TIP: The ABI will be a filename ending in
.json.
But sometimes the team hasn't published their code, or at least you don't know where it is. But you know that this is a fork of something else e.g. you know it's an ESD fork.
In that case you can usually re-use an existing ABI - typically forks keep the core ABI from the project they've forked from -- but of course, not always.
In this case, we're going to assume it's a clone of ESD, so we'll use the Pool.json from above. All you need to do is copy and paste this into Etherscan.

You'll paste the Rewards Pool address in the address field, because we're associating the two. We're saying, this address is described by this ABI.
Now if you go back to the Rewards Pool contract, you'll see two new buttons: "Custom Read" and "Custom Write".
Deposit our LP tokens into the Rewards Pool
Anon, you're reaching the point of no return. Instead send your ETH to Coinbase and withdraw the funds and take your girl on an incredibly nice date.
Now, visit the Rewards Pool contract page and you can see under "Custom Write" that you can use deposit. Enter the value of your balance of LP tokens (which we found previously above).

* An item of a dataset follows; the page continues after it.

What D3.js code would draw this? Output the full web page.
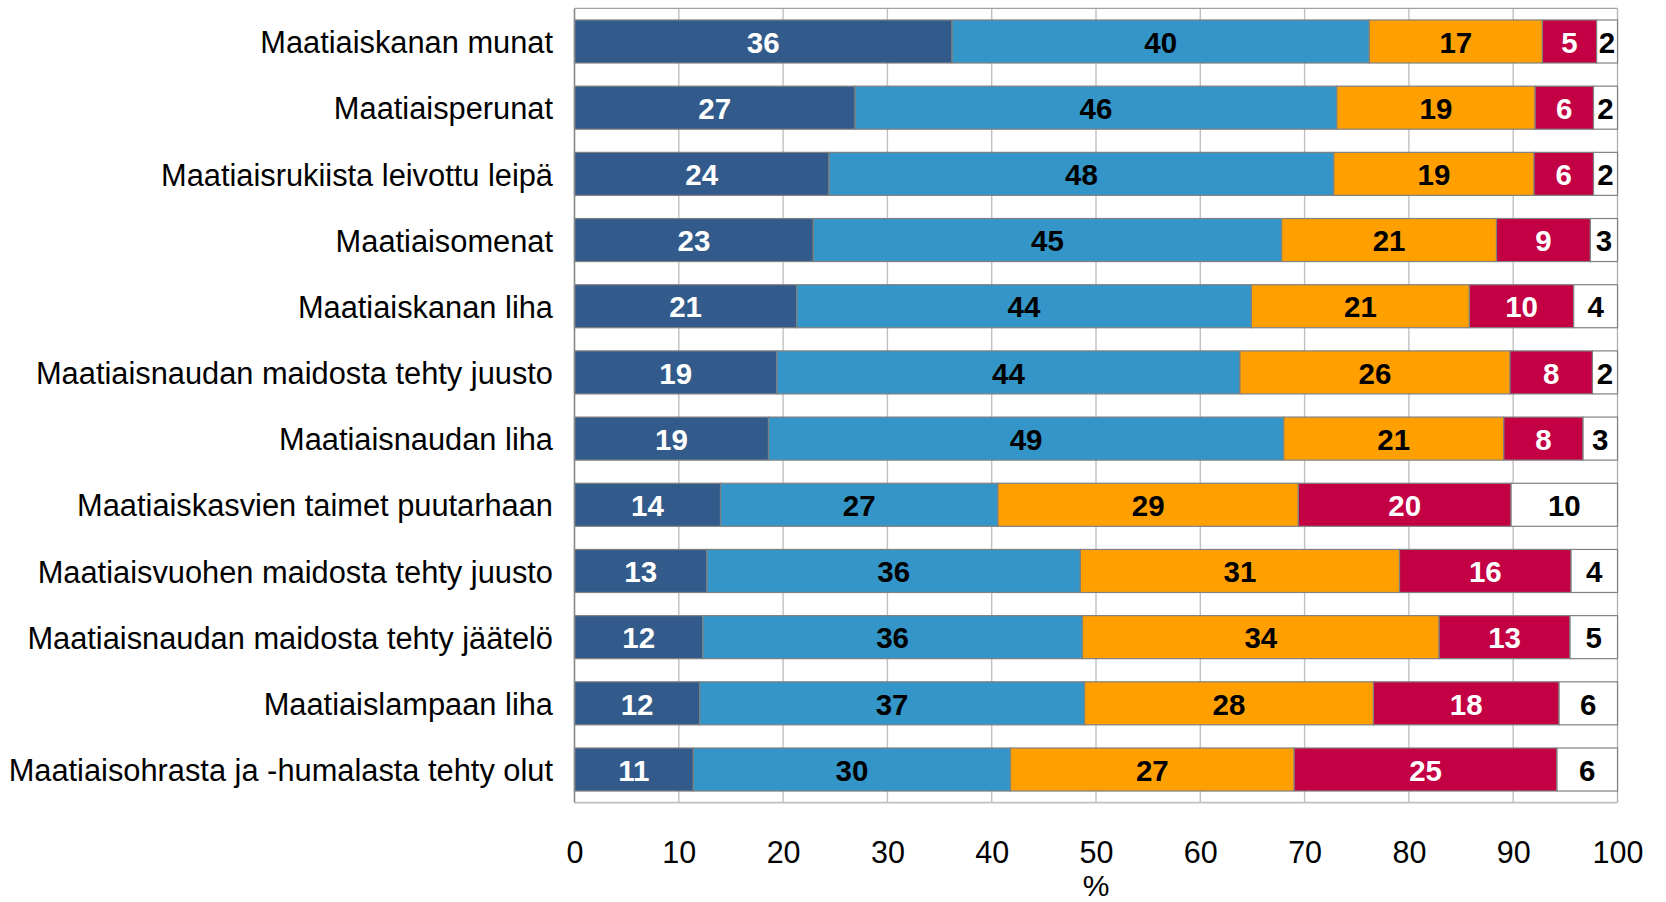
<!DOCTYPE html>
<html>
<head>
<meta charset="utf-8">
<script src="https://cdn.jsdelivr.net/npm/d3@7"></script>
<style>
  html, body { margin: 0; padding: 0; background: #fff; }
  svg { display: block; font-family: "Liberation Sans", Arial, sans-serif; }
</style>
</head>
<body>
<svg id="chart" width="1666" height="902"></svg>
<script>
// ---- data ----
const categories = [
  "Maatiaiskanan munat",
  "Maatiaisperunat",
  "Maatiaisrukiista leivottu leipä",
  "Maatiaisomenat",
  "Maatiaiskanan liha",
  "Maatiaisnaudan maidosta tehty juusto",
  "Maatiaisnaudan liha",
  "Maatiaiskasvien taimet puutarhaan",
  "Maatiaisvuohen maidosta tehty juusto",
  "Maatiaisnaudan maidosta tehty jäätelö",
  "Maatiaislampaan liha",
  "Maatiaisohrasta ja -humalasta tehty olut"
];
const series1 = [36.2, 26.9, 24.4, 22.9, 21.3, 19.4, 18.6, 14.0, 12.7, 12.3, 12.0, 11.4];
const series2 = [40.0, 46.2, 48.4, 44.9, 43.6, 44.4, 49.4, 26.6, 35.8, 36.4, 36.9, 30.4];
const series3 = [16.6, 19.0, 19.2, 20.6, 20.9, 25.9, 21.1, 28.8, 30.6, 34.2, 27.7, 27.2];
const series4 = [5.2, 5.6, 5.7, 9.0, 10.0, 7.9, 7.6, 20.4, 16.45, 12.55, 17.8, 25.2];
const series5 = [2.0, 2.3, 2.3, 2.6, 4.2, 2.4, 3.3, 10.2, 4.45, 4.55, 5.6, 5.8];
const seriesKeys = ["s1", "s2", "s3", "s4", "s5"];
const seriesColors = ["#325b8c", "#3496c8", "#ffa000", "#c20043", "#ffffff"];
const labelColors = ["#ffffff", "#000000", "#000000", "#ffffff", "#000000"];
const xTicks = [0, 10, 20, 30, 40, 50, 60, 70, 80, 90, 100];
const xAxisTitle = "%";

// ---- build table ----
const allSeries = [series1, series2, series3, series4, series5];
const table = categories.map((c, i) => {
  const row = { cat: c };
  seriesKeys.forEach((k, j) => row[k] = allSeries[j][i]);
  return row;
});

const svg = d3.select("#chart");
svg.append("rect").attr("width", 1666).attr("height", 902).attr("fill", "#fff");

const plotTop = 8.4, plotBottom = 802.6;
const x = d3.scaleLinear().domain([0, 100]).range([574.5, 1617.5]);
const y = d3.scaleBand().domain(categories).range([plotTop, plotBottom])
  .paddingInner(0.35).paddingOuter(0.175);

// gridlines
svg.append("g").selectAll("line")
  .data(xTicks.filter(t => t > 0 && t < 100))
  .join("line")
  .attr("x1", d => x(d)).attr("x2", d => x(d))
  .attr("y1", plotTop).attr("y2", plotBottom)
  .attr("stroke", "#c0c0c0").attr("stroke-width", 1.4);

// plot border
svg.append("line").attr("x1", x(0)).attr("x2", x(100)).attr("y1", plotTop).attr("y2", plotTop)
  .attr("stroke", "#a0a0a0").attr("stroke-width", 1.4);
svg.append("line").attr("x1", x(100)).attr("x2", x(100)).attr("y1", plotTop).attr("y2", plotBottom)
  .attr("stroke", "#b4b4b4").attr("stroke-width", 1.4);
svg.append("line").attr("x1", x(0)).attr("x2", x(100)).attr("y1", plotBottom).attr("y2", plotBottom)
  .attr("stroke", "#c0c0c0").attr("stroke-width", 1.6);

// stacked bars
const stacked = d3.stack().keys(seriesKeys)(table);
const layers = svg.append("g").selectAll("g")
  .data(stacked)
  .join("g")
  .attr("fill", (d, i) => seriesColors[i]);

layers.selectAll("rect")
  .data(d => d)
  .join("rect")
  .attr("x", d => x(d[0]))
  .attr("y", d => y(d.data.cat))
  .attr("width", d => x(d[1]) - x(d[0]))
  .attr("height", y.bandwidth())
  .attr("stroke", "#808080")
  .attr("stroke-width", 1.2);

// value labels
const labelLayers = svg.append("g").selectAll("g")
  .data(stacked)
  .join("g")
  .attr("fill", (d, i) => labelColors[i]);

labelLayers.selectAll("text")
  .data(d => d)
  .join("text")
  .attr("x", d => (x(d[0]) + x(d[1])) / 2)
  .attr("y", d => y(d.data.cat) + y.bandwidth() / 2)
  .attr("dy", "0.38em")
  .attr("text-anchor", "middle")
  .attr("font-size", "29.5px")
  .attr("font-weight", "bold")
  .text(d => Math.round(d[1] - d[0]));

// left axis line
svg.append("line").attr("x1", x(0)).attr("x2", x(0)).attr("y1", plotTop).attr("y2", plotBottom)
  .attr("stroke", "#888888").attr("stroke-width", 1.6);

// category labels
svg.append("g").selectAll("text")
  .data(categories)
  .join("text")
  .attr("x", 553)
  .attr("y", d => y(d) + y.bandwidth() / 2)
  .attr("dy", "0.38em")
  .attr("text-anchor", "end")
  .attr("font-size", "30.8px")
  .attr("fill", "#000")
  .text(d => d);

// x axis
const xAxis = d3.axisBottom(x).tickValues(xTicks).tickSize(0).tickPadding(38.5)
  .tickFormat(d3.format("d"));
const gx = svg.append("g").attr("transform", `translate(0,${plotBottom})`).call(xAxis);
gx.select(".domain").remove();
gx.selectAll("text").attr("font-size", "30.5px").attr("fill", "#000")
  .attr("font-family", "'Liberation Sans', Arial, sans-serif");

svg.append("text")
  .attr("x", x(50)).attr("y", 896)
  .attr("text-anchor", "middle")
  .attr("font-size", "30px")
  .attr("fill", "#000")
  .text(xAxisTitle);
</script>
</body>
</html>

Click "Write" and you'll submit another Metamask transaction.
After it finishes, you can confirm that you have, in fact, staged your LP by reading the contract under balanceOfStaged:

Bond our deposit on the Rewards Pool
Lastly, we move our tokens from staging to actually bonding them. For this, use bond:

Again, click "write" and when it's done you'll confirm the amount with balanceOfBonded.
And there you go! You're officially earning mega-rewards in what is probably a rug.
Tips
Q: What if I don't know what methods to use?
A: Then you shouldn't be doing this! To figure it out, I'll typically read the code of the original project to find out what methods they're calling. But you can be wrong and lose your funds or at best waste gas figuring it out.